New Otago Rugby Football Union chairman Peter McCormack. PHOTO: LINDA ROBERTSON
New Otago Rugby Football Union chairman Peter McCormack. PHOTO: LINDA ROBERTSON
Peter McCormack believes the key to anything is making the most of what you have got.

That was how he approached rugby when he played during his university days and that is how he intends to approach his tenure as chairman of the Otago Rugby Football Union.

McCormack, a chartered accountant and director at PKF Dunedin, was elected chairman at the ORFU’s board meeting on Tuesday afternoon.

He joined the board in 2016 and had previously been deputy chairman. He replaces Rowena Davenport, now a director on the New Zealand Rugby board.

"I’m surrounded by a pretty good bunch of people, which is quite good," McCormack said yesterday.

"I guess the time commitment is fairly big but it is what it is.

"There’s a really good group of people there now. They’re all enthusiastic and they’re all on the same page."

It is quite a fresh board, containing three newcomers.

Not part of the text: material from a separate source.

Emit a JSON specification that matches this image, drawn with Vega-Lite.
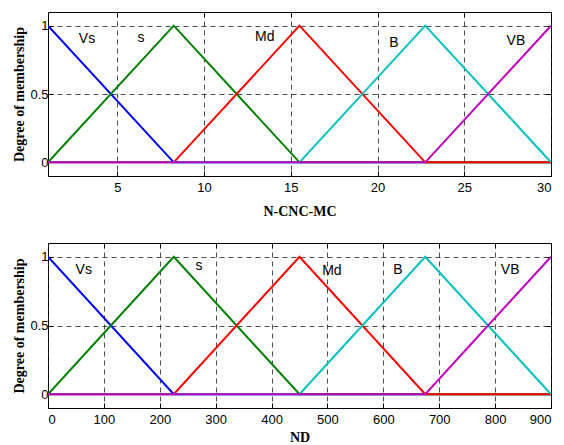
{
  "$schema": "https://vega.github.io/schema/vega-lite/v6.json",
  "padding": {"left": 12, "top": 11, "right": 0, "bottom": 2},
  "spacing": 23,
  "config": {
    "view": {"stroke": "black", "strokeWidth": 1},
    "axis": {
      "domain": false,
      "tickColor": "black",
      "tickSize": -5,
      "labelFont": "Liberation Sans",
      "labelFontSize": 13,
      "labelColor": "black",
      "labelPadding": 10,
      "titleFont": "Liberation Serif",
      "titleFontWeight": "bold",
      "titleFontSize": 14,
      "titleColor": "black",
      "gridColor": "#222222",
      "gridDash": [5, 4],
      "gridOpacity": 0.8
    },
    "text": {"font": "Liberation Sans", "fontSize": 14}
  },
  "datasets": {
    "top": [
      {"mf": "Vs", "x": 1, "y": 1}, {"mf": "Vs", "x": 8.25, "y": 0}, {"mf": "Vs", "x": 30, "y": 0},
      {"mf": "s", "x": 1, "y": 0}, {"mf": "s", "x": 8.25, "y": 1}, {"mf": "s", "x": 15.5, "y": 0}, {"mf": "s", "x": 30, "y": 0},
      {"mf": "Md", "x": 1, "y": 0}, {"mf": "Md", "x": 8.25, "y": 0}, {"mf": "Md", "x": 15.5, "y": 1}, {"mf": "Md", "x": 22.75, "y": 0}, {"mf": "Md", "x": 30, "y": 0},
      {"mf": "B", "x": 1, "y": 0}, {"mf": "B", "x": 15.5, "y": 0}, {"mf": "B", "x": 22.75, "y": 1}, {"mf": "B", "x": 30, "y": 0},
      {"mf": "VB", "x": 1, "y": 0}, {"mf": "VB", "x": 22.75, "y": 0}, {"mf": "VB", "x": 30, "y": 1}
    ],
    "topLabels": [
      {"label": "Vs", "x": 3.25, "y": 0.9},
      {"label": "s", "x": 6.36, "y": 0.91},
      {"label": "Md", "x": 13.5, "y": 0.92},
      {"label": "B", "x": 20.95, "y": 0.87},
      {"label": "VB", "x": 27.98, "y": 0.89}
    ],
    "bottom": [
      {"mf": "Vs", "x": 0, "y": 1}, {"mf": "Vs", "x": 225, "y": 0}, {"mf": "Vs", "x": 900, "y": 0},
      {"mf": "s", "x": 0, "y": 0}, {"mf": "s", "x": 225, "y": 1}, {"mf": "s", "x": 450, "y": 0}, {"mf": "s", "x": 900, "y": 0},
      {"mf": "Md", "x": 0, "y": 0}, {"mf": "Md", "x": 225, "y": 0}, {"mf": "Md", "x": 450, "y": 1}, {"mf": "Md", "x": 675, "y": 0}, {"mf": "Md", "x": 900, "y": 0},
      {"mf": "B", "x": 0, "y": 0}, {"mf": "B", "x": 450, "y": 0}, {"mf": "B", "x": 675, "y": 1}, {"mf": "B", "x": 900, "y": 0},
      {"mf": "VB", "x": 0, "y": 0}, {"mf": "VB", "x": 675, "y": 0}, {"mf": "VB", "x": 900, "y": 1}
    ],
    "bottomLabels": [
      {"label": "Vs", "x": 64, "y": 0.906},
      {"label": "s", "x": 270, "y": 0.935},
      {"label": "Md", "x": 508, "y": 0.9},
      {"label": "B", "x": 626, "y": 0.906},
      {"label": "VB", "x": 827, "y": 0.906}
    ]
  },
  "vconcat": [
    {
      "width": 503,
      "height": 164,
      "layer": [
        {
          "data": {"name": "top"},
          "encoding": {
            "x": {"field": "x", "type": "quantitative", "scale": {"domain": [1, 30], "nice": false, "zero": false},
                  "axis": {"orient": "bottom", "values": [5, 10, 15, 20, 25, 30], "grid": true, "title": "N-CNC-MC", "titlePadding": 10}},
            "y": {"field": "y", "type": "quantitative", "scale": {"domain": [-0.1, 1.1], "nice": false},
                  "axis": {"orient": "left", "values": [0, 0.5, 1], "format": "~g", "grid": true, "labelPadding": 5, "title": "Degree of membership", "titlePadding": 3}},
            "color": {"field": "mf", "type": "nominal",
                      "scale": {"domain": ["Vs", "s", "Md", "B", "VB"], "range": ["#0000FF", "#008000", "#FF0000", "#00BFBF", "#BF00BF"]}, "legend": null}
          },
          "layer": [
            {"transform": [{"filter": "datum.mf === 'Vs'"}], "mark": {"type": "line", "strokeWidth": 2, "clip": true}},
            {"transform": [{"filter": "datum.mf === 's'"}], "mark": {"type": "line", "strokeWidth": 2, "clip": true}},
            {"transform": [{"filter": "datum.mf === 'Md'"}], "mark": {"type": "line", "strokeWidth": 2, "clip": true}},
            {"transform": [{"filter": "datum.mf === 'B'"}], "mark": {"type": "line", "strokeWidth": 2, "clip": true}},
            {"transform": [{"filter": "datum.mf === 'VB'"}], "mark": {"type": "line", "strokeWidth": 2, "clip": true}}
          ]
        },
        {
          "data": {"name": "topLabels"},
          "mark": {"type": "text", "color": "black"},
          "encoding": {
            "x": {"field": "x", "type": "quantitative", "scale": {"domain": [1, 30], "nice": false, "zero": false},
                  "axis": {"orient": "top", "values": [5, 10, 15, 20, 25, 30], "labels": false, "grid": false, "title": null}},
            "y": {"field": "y", "type": "quantitative", "scale": {"domain": [-0.1, 1.1], "nice": false},
                  "axis": {"orient": "right", "values": [0, 0.5, 1], "labels": false, "grid": false, "title": null}},
            "text": {"field": "label"}
          }
        }
      ],
      "resolve": {"axis": {"x": "independent", "y": "independent"}}
    },
    {
      "width": 503,
      "height": 165,
      "layer": [
        {
          "data": {"name": "bottom"},
          "encoding": {
            "x": {"field": "x", "type": "quantitative", "scale": {"domain": [0, 900], "nice": false},
                  "axis": {"orient": "bottom", "values": [0, 100, 200, 300, 400, 500, 600, 700, 800, 900], "grid": true, "title": "ND", "titlePadding": 4}},
            "y": {"field": "y", "type": "quantitative", "scale": {"domain": [-0.1, 1.1], "nice": false},
                  "axis": {"orient": "left", "values": [0, 0.5, 1], "format": "~g", "grid": true, "labelPadding": 5, "title": "Degree of membership", "titlePadding": 3}},
            "color": {"field": "mf", "type": "nominal",
                      "scale": {"domain": ["Vs", "s", "Md", "B", "VB"], "range": ["#0000FF", "#008000", "#FF0000", "#00BFBF", "#A020B0"]}, "legend": null}
          },
          "layer": [
            {"transform": [{"filter": "datum.mf === 'Vs'"}], "mark": {"type": "line", "strokeWidth": 2, "clip": true}},
            {"transform": [{"filter": "datum.mf === 's'"}], "mark": {"type": "line", "strokeWidth": 2, "clip": true}},
            {"transform": [{"filter": "datum.mf === 'Md'"}], "mark": {"type": "line", "strokeWidth": 2, "clip": true}},
            {"transform": [{"filter": "datum.mf === 'B'"}], "mark": {"type": "line", "strokeWidth": 2, "clip": true}},
            {"transform": [{"filter": "datum.mf === 'VB'"}], "mark": {"type": "line", "strokeWidth": 2, "clip": true}}
          ]
        },
        {
          "data": {"name": "bottomLabels"},
          "mark": {"type": "text", "color": "black"},
          "encoding": {
            "x": {"field": "x", "type": "quantitative", "scale": {"domain": [0, 900], "nice": false},
                  "axis": {"orient": "top", "values": [100, 200, 300, 400, 500, 600, 700, 800, 900], "labels": false, "grid": false, "title": null}},
            "y": {"field": "y", "type": "quantitative", "scale": {"domain": [-0.1, 1.1], "nice": false},
                  "axis": {"orient": "right", "values": [0, 0.5, 1], "labels": false, "grid": false, "title": null}},
            "text": {"field": "label"}
          }
        }
      ],
      "resolve": {"axis": {"x": "independent", "y": "independent"}}
    }
  ]
}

Queenstown businesswoman Donna Harpur-Swain and Dunedin policeman Craig Brown joined the board at the annual meeting last month, and West Taieri president Darryl MacKenzie has replaced Lee Piper as the Council of Rugby Clubs delegate.

Former Southern prop Warren Moffat is the new deputy chairman, and the other board members are Roy Daniels (president), Jeffrey Broughton, Amy Wilson-White and Tony Pryde.

McCormack, who joined his firm in 1980 and became an owner in 1988, does not have an extensive rugby background.

He played socially as a student — "with a body like mine, you don’t go very far in rugby — and has not been a member of a club.

But he has long been a fan. Raised in Wanaka, he came to Dunedin in 1980 and hardly missed a game in the 1980s and 1990s.

McCormack follows Davenport and former chairman Doug Harvie from the finance-accounting world to the union’s top chair, which is perhaps no coincidence as the ORFU has spent a decade rebuilding from a brush with liquidation.

"We’re pretty lucky at Otago rugby because we’ve got some good financial people who keep things in check," he said.

"I don’t think you’re ever completely happy. We’re under-resourced and under-funded.

"There are a whole lot of things we’d like to do but we just can’t.

"And it’s a juggling act between semi-professional rugby and the grassroots. You never get it completely right, but you do the best with what you’ve got.

"It can be pretty tough down this end of the country. But we’re really lucky with our sponsors. The majority are rugby people, and they don’t get a lot out of it, other than the pleasure of being involved.

"All we can do is make the most of what we’ve got."